8 thoughts on “Demonstration of sincerity matters in public diplomacy

  1. Hi Matt,As always a pleasure to read your blog.
    Regarding you eye spasm caused by the statement that “sincerity is what matters most in public diplomacy,” perhaps this aphorism by de La Rochefoucauld could be an at least temporary cure for what ails you: “Hypocrisy is the homage vice pays to virtue.”
    Re your “[t]he purpose of public diplomacy is to highlight the incongruities in the adversary’s words and deeds,” I would only comment that it is somewhat too narrowly focused and a minor element (in my view as a former PD practitioner) in what I consider the best and most important of public diplomacy, which is truthfully to tell the world about America and expand international understanding.
    May I refer to the article you were kind enough to mention in your blog, “Public Diplomacy and Propaganda: Their Differences”
    http://www.unc.edu/depts/diplomat/item/2008/0709/comm/brown_pudiplprop.html
    Thank you for all you are doing to highlight the importance of public diplomacy in international relations.
    Best wishes, John

  2. Solid points, Matt. For an expanded discussion on the importance of trust and credibility, I invite the gang here to give some thought to Appendix P of the recently updated Commander’s Handbook for Strategic Communication (version 3) listed as the fourth item under the “Reference Materials” heading at this link:http://www.carlisle.army.mil/dime/strategic_communication.cfm
    Feedback/pushback is welcome.
    — Cliff

  3. Agree 100%. Words and deeds should match and reinforce each other.Unfortunately America has a rather large gap here, as regularly chronicled by Glen Greenwald at Salon.com.
    He recently pointed out the hypocrisy inherent in the Department Of State establishing a war crimes prosecution unit, while the current Administration tells us that we must ignore the possibility of our own misdeeds.

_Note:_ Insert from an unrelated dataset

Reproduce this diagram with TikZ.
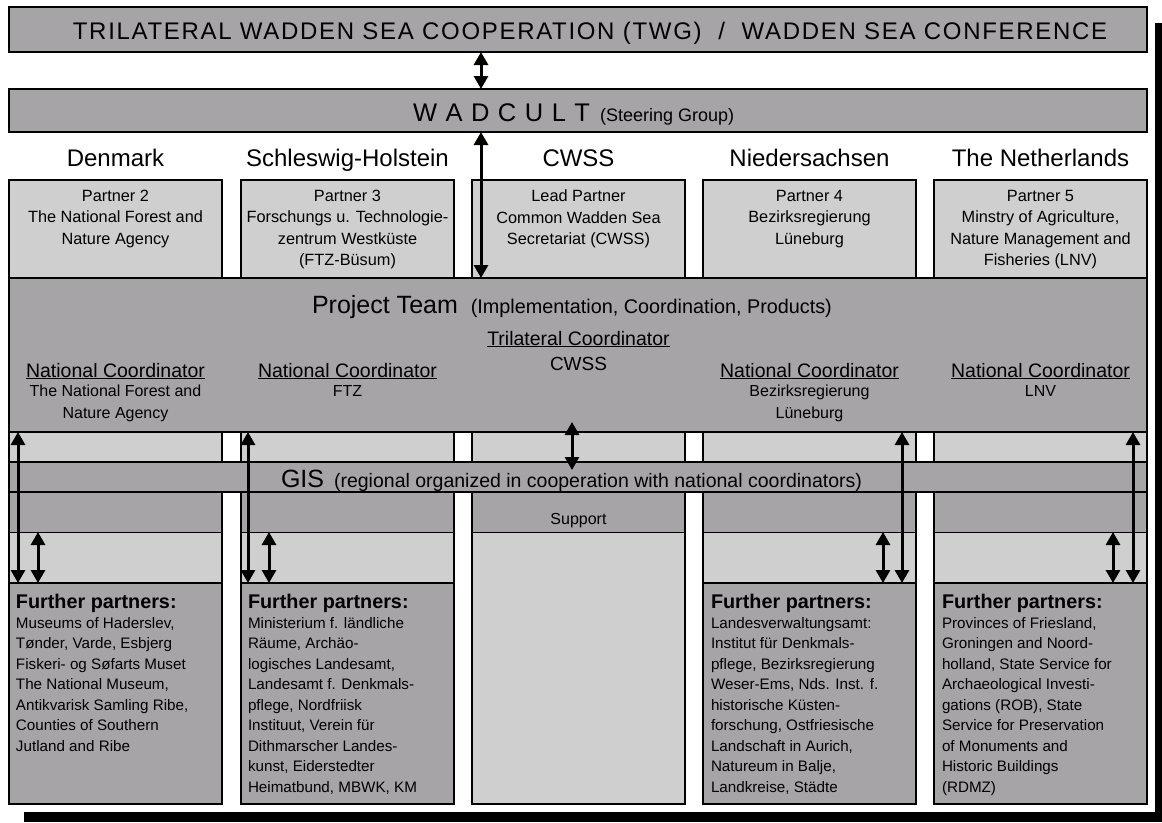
\documentclass[tikz,border=0pt]{standalone}
\usepackage{fontspec}
\setmainfont{Liberation Sans}
\usetikzlibrary{arrows.meta}
\definecolor{dk}{RGB}{166,164,166}
\definecolor{lt}{RGB}{207,207,207}
\newcommand\FSz[2]{\fontsize{#1pt}{#2pt}\selectfont}
\tikzset{
 boxbase/.style={anchor=north west, inner sep=0pt, outer sep=0pt, line width=2pt},
 darkbox/.style={boxbase, draw=black, fill=dk},
 lightbox/.style={boxbase, draw=black, fill=lt},
 darksec/.style={boxbase, fill=dk},
 edge/.style={line width=2pt},
 thinline/.style={line width=1pt},
 arr/.style={line width=3pt, {Triangle[width=14pt,length=13pt]}-{Triangle[width=14pt,length=13pt]}},
 txt/.style={inner sep=0pt, outer sep=0pt},
 ptxt/.style={txt, anchor=north, align=center, font=\FSz{16.3}{21.5}},
 nctxt/.style={txt, anchor=base, font=\FSz{19.5}{22}},
 subtxt/.style={txt, anchor=north, align=center, font=\FSz{16}{22}},
 cntxt/.style={txt, anchor=base, font=\FSz{24}{27}},
 fphead/.style={txt, anchor=base west, font=\bfseries\FSz{19.8}{22}},
 fpbody/.style={txt, anchor=north west, align=left, font=\FSz{15.2}{20.5}},
 shadowbar/.style={fill=black, draw=none}
}
\begin{document}
\begin{tikzpicture}[x=1pt,y=-1pt]
\useasboundingbox (0,0) rectangle (1162,822);
% drop shadow
\fill[shadowbar] (1155,23) rectangle (1162,822);
\fill[shadowbar] (24,812) rectangle (1162,822);
% columns
\foreach \n/\x in {1/9,2/241,4/703,5/934}{
  \node[lightbox, minimum width=213pt, minimum height=403pt] (col\n) at (\x,180) {};
}
\node[lightbox, minimum width=213pt, minimum height=624pt] (col3) at (472,180) {};
\foreach \n/\x in {1/9,2/241,3/472,4/703,5/934}{
  \node[darksec, minimum width=213pt, minimum height=40pt] (sec\n) at (\x,492) {};
  \draw[thinline] (sec\n.south west) -- (sec\n.south east);
  \draw[edge] (col\n.north west) rectangle (col\n.south east);
}
% bands
\node[darkbox, minimum width=1138pt, minimum height=45pt] (banner) at (9,7) {};
\node[darkbox, minimum width=1138pt, minimum height=43pt] (wadcult) at (9,89) {};
\node[darkbox, minimum width=1138pt, minimum height=154pt] (team) at (9,278) {};
\node[darkbox, minimum width=1138pt, minimum height=30pt] (gis) at (9,462) {};
% further partner boxes
\foreach \n/\x in {1/9,2/241,4/703,5/934}{
  \node[darkbox, minimum width=213pt, minimum height=221pt] (fp\n) at (\x,583) {};
}
% texts
\node[txt, anchor=base] (bannertxt) at (590,39)
  {\FSz{24}{28}\addfontfeatures{LetterSpace=7}TRILATERAL WADDEN SEA COOPERATION (TWG)~~/~~WADDEN SEA CONFERENCE};
\node[txt, anchor=base west] (wadtxt) at (413,121)
  {\FSz{25.5}{28}W\,\,A\,\,D\,\,C\,\,U\,\,L\,\,T\hspace{10pt}\FSz{18}{20}(Steering Group)};
\node[cntxt] (cn1) at (115.5,166) {Denmark};
\node[cntxt] (cn2) at (347.5,166) {Schleswig-Holstein};
\node[cntxt] (cn3) at (578.5,166) {CWSS};
\node[cntxt] (cn4) at (809.5,166) {Niedersachsen};
\node[cntxt] (cn5) at (1040.5,166) {The Netherlands};
\node[ptxt] (pt1) at (115.5,190) {Partner 2\\The National Forest and\\Nature Agency};
\node[ptxt] (pt2) at (347.5,190) {Partner 3\\Forschungs u. Technologie-\\zentrum Westküste\\(FTZ-Büsum)};
\node[ptxt] (pt3) at (578.5,190) {Lead Partner\\Common Wadden Sea\\Secretariat (CWSS)};
\node[ptxt] (pt4) at (809.5,190) {Partner 4\\Bezirksregierung\\Lüneburg};
\node[ptxt] (pt5) at (1040.5,190) {Partner 5\\Minstry of Agriculture,\\Nature Management and\\Fisheries (LNV)};
\node[txt, anchor=base west] (teamtxt) at (312,313)
  {\FSz{25}{28}Project Team\hspace{13pt}\FSz{19.8}{22}(Implementation, Coordination, Products)};
\node[nctxt] (tri) at (578.5,345) {\underline{Trilateral Coordinator}};
\node[txt, anchor=base, font=\FSz{19}{22}] (tric) at (578.5,370) {CWSS};
\node[nctxt] (nc1) at (115.5,377) {\underline{National Coordinator}};
\node[nctxt] (nc2) at (347.5,377) {\underline{National Coordinator}};
\node[nctxt] (nc4) at (809.5,377) {\underline{National Coordinator}};
\node[nctxt] (nc5) at (1040.5,377) {\underline{National Coordinator}};
\node[subtxt] (ns1) at (115.5,385) {The National Forest and\\Nature Agency};
\node[subtxt] (ns2) at (347.5,385) {FTZ};
\node[subtxt] (ns4) at (809.5,385) {Bezirksregierung\\Lüneburg};
\node[subtxt] (ns5) at (1040.5,385) {LNV};
\node[txt, anchor=base west] (gistxt) at (281,487)
  {\FSz{25}{28}GIS\hspace{10pt}\FSz{19.5}{22}(regional organized in cooperation with national coordinators)};
\node[txt, anchor=base, font=\FSz{16}{18}] (sup) at (578.5,524) {Support};
% further partners
\node[fphead] (fh1) at (16,608) {Further partners:};
\node[fphead] (fh2) at (248,608) {Further partners:};
\node[fphead] (fh4) at (711,608) {Further partners:};
\node[fphead] (fh5) at (942,608) {Further partners:};
\node[fpbody] (fb1) at (16,617) {Museums of Haderslev,\\Tønder, Varde, Esbjerg\\Fiskeri- og Søfarts Muset\\The National Museum,\\Antikvarisk Samling Ribe,\\Counties of Southern\\Jutland and Ribe};
\node[fpbody] (fb2) at (248,617) {Ministerium f. ländliche\\Räume, Archäo-\\logisches Landesamt,\\Landesamt f. Denkmals-\\pflege, Nordfriisk\\Instituut, Verein für\\Dithmarscher Landes-\\kunst, Eiderstedter\\Heimatbund, MBWK, KM};
\node[fpbody] (fb4) at (711,617) {Landesverwaltungsamt:\\Institut für Denkmals-\\pflege, Bezirksregierung\\Weser-Ems, Nds. Inst. f.\\historische Küsten-\\forschung, Ostfriesische\\Landschaft in Aurich,\\Natureum in Balje,\\Landkreise, Städte};
\node[fpbody] (fb5) at (942,617) {Provinces of Friesland,\\Groningen and Noord-\\holland, State Service for\\Archaeological Investi-\\gations (ROB), State\\Service for Preservation\\of Monuments and\\Historic Buildings\\(RDMZ)};
% arrow guides
\coordinate (xw) at (481,0);
\coordinate (c3t) at (572,422);
\coordinate (c3b) at (572,470);
\coordinate (xl1) at (18,0);   \coordinate (xs1) at (38,0);
\coordinate (xl2) at (248,0);  \coordinate (xs2) at (269,0);
\coordinate (xl4) at (902,0);  \coordinate (xs4) at (883,0);
\coordinate (xl5) at (1133,0); \coordinate (xs5) at (1113,0);
% connectors
\draw[arr] (banner.south -| xw) -- (wadcult.north -| xw);
\draw[arr] (wadcult.south -| xw) -- (team.north -| xw);
\draw[arr] (c3t) -- (c3b);
\foreach \n in {1,2,4,5}{
  \draw[arr] (team.south -| xl\n) -- (fp\n.north -| xl\n);
  \draw[arr] (sec\n.south -| xs\n) -- (fp\n.north -| xs\n);
}
\end{tikzpicture}
\end{document}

  4. Matt & Commentators,Am I correct in believing that there is a moral dimension to your discussion? Namely the virtue of honesty? If that is the case then the distinction between public diplomacy and propaganda is essentially a term of art and not analytic. For I find it hard to distinguish between the two. More to the point, what of a state that engages in “public diplomacy” to convince the world of truths that state holds self-evident e.g. Islam is the path to salvation or the Jews are the vile cause of Europe’s and Germany’s miseries? Surely to presume that all who engage in propaganda are fully aware of their deceptions and are “propagating” what they know to be untrue is a rather dramatic claim.
    Diplomacy is the negotiation of power. That is what I learned in my political science and history and anthropology studies, and in my time as a maneuver commander in Iraq. Public diplomacy seems no different in intent, just in audience (the public at large vs. a singe actor). Shaping the minds of your audience to steer conditions in your preferred direction is, after all, the raison d’etre of all diplomacy. Propaganda then, is either a redundant term when you have diplomacy or it means something distinct. Or perhaps, and I think this is probably the crux of the matter, it simply has a bad connotation and needs to be done away with, for the sake of our public diplomacy.

  5. Hi Fushi,My favorite definition of PD comes from Prof. Manuel Castells: “Public diplomacy is the…projection in the international arena of the values and ideas of the public. The aim of the practice of public diplomacy is not to convince but to communicate, not to declare but to listen. Public diplomacy seeks to build a sphere in which diverse voices can be heard in spite of their various origins, distinct values and often contradictory interests.”
    I don’t think those are traits or values that can be ascribed to propaganda or traditional diplomacy.
    best,
    Paul

  6. Fushi922 & Paul,Public diplomacy is an activity of engagement in the open. For it to be successful, the actions must include ideas and practices that resonate with the target audience. Fushi922, in your question about morality, you are describing “good” public diplomacy.
    With regard to propaganda, propaganda is whatever you want it to be. The common use in the US is propaganda is bad, but by definition it is (generally) simply the propagation of information to shape opinion. Propaganda had been used, without any negatives intended, to describe what we now call public diplomacy decades before the term ‘public diplomacy’ was coined.
    Paul, I addressed Professor Castells’s definition before, see this post: http://mountainrunner.us/2009/07/what-is-the-purpose-of-public.html. This definition is a process of successful public diplomacy, it is not public diplomacy.
    As I wrote before, “The aim of public diplomacy is most certainly to convince people of certain ideas and to undermine support of others, if passively at times, through the availability of news and information and through personal encounters.”
    How you convince people is a matter of practice, which is the essence of what Fushi922 is asking.
    Matt

  7. Interesting critique indeed, but I still accept the more holistic definition. I admit I am a more new age PD guru.

  8. Hmmm….but PDPBR had a quote at the top from Kim Andrew Elliot forcing me to reevaluate my “peace, love and PD” notions: “The term ‘public diplomacy’ is now attributed to so many activities that is has lost useful meaning.”